4 aylık süreçte ara ara göze çarpan ABD bayraklı göstericiler görüyorduk. Bu kişiler ABD marşı okuyup, ABD Hong Kong’a müdahale etmesi gerektiğine dair dövizler pankartlar taşıyorlardı. Geçtiğimiz haftalarda Hong Kong’ta bulunan ABD Konsolosluğu’na aynı taleple büyük bir yürüyüş gerçekleşti. Hong Kong’taki göstericilerin liderlerinden biri olarak bilinen Joshua Wong’un Almanya’ya gitmesi ve burada Dışişleri Bakanı Heiko Maas ile görüşmesi Çin ile Almanya’nın arasında gerginlik oluşmasına neden oldu. Wong bu ziyaretinde Almanya’yı Hong Kong’a müdahale etmeye çağırdı. Wong geçtiğimiz haftalarda ise ABD Kongresi’de müdahale çağrısını yineledi ve Hong Kong’un özel statüsünün tekrar gözden geçirilmesi gerektiğini söyledi. Hong Kong’taki göstericiler henüz bu çağrılarına net bir yanıt alabilmiş değiller. Bu tarihten itibaren gösterilerin dozu azalsa da Çin Halk Cumhuriyeti’nin kuruluşunun 70. yılı olan 1 Ekim günü de protestolar tekrar şiddetini artırarak sürdürdü.

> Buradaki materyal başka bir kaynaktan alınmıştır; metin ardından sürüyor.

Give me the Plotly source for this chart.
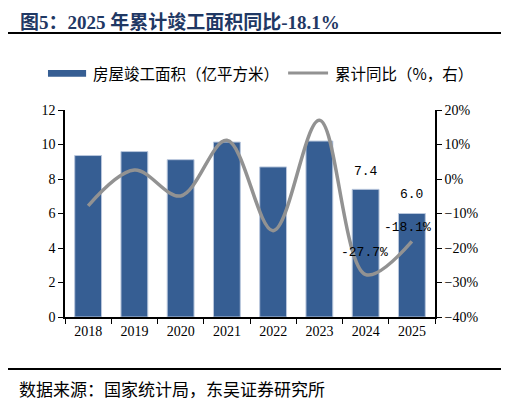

Hong Kong’taki göstericiler emperyalizmi kendi ülkelerine müdahale etmeye çağırırken, Çin ise konuya Sincan, Güney Çin Denizi, Tayvan ve Tibet gibi konularda gösterdiği tavırdan -en azından şimdiye kadar- daha soğukkanlı bir politika ile yaklaşıyor. Çin’in Hong Kong’a dönük yaklaşımı ve göstericilerin Çin’den ayrılıp tekrar emperyalizmin himayesine girme çabaları Hong Kong meselesini ilginç bir noktaya doğru taşıyor.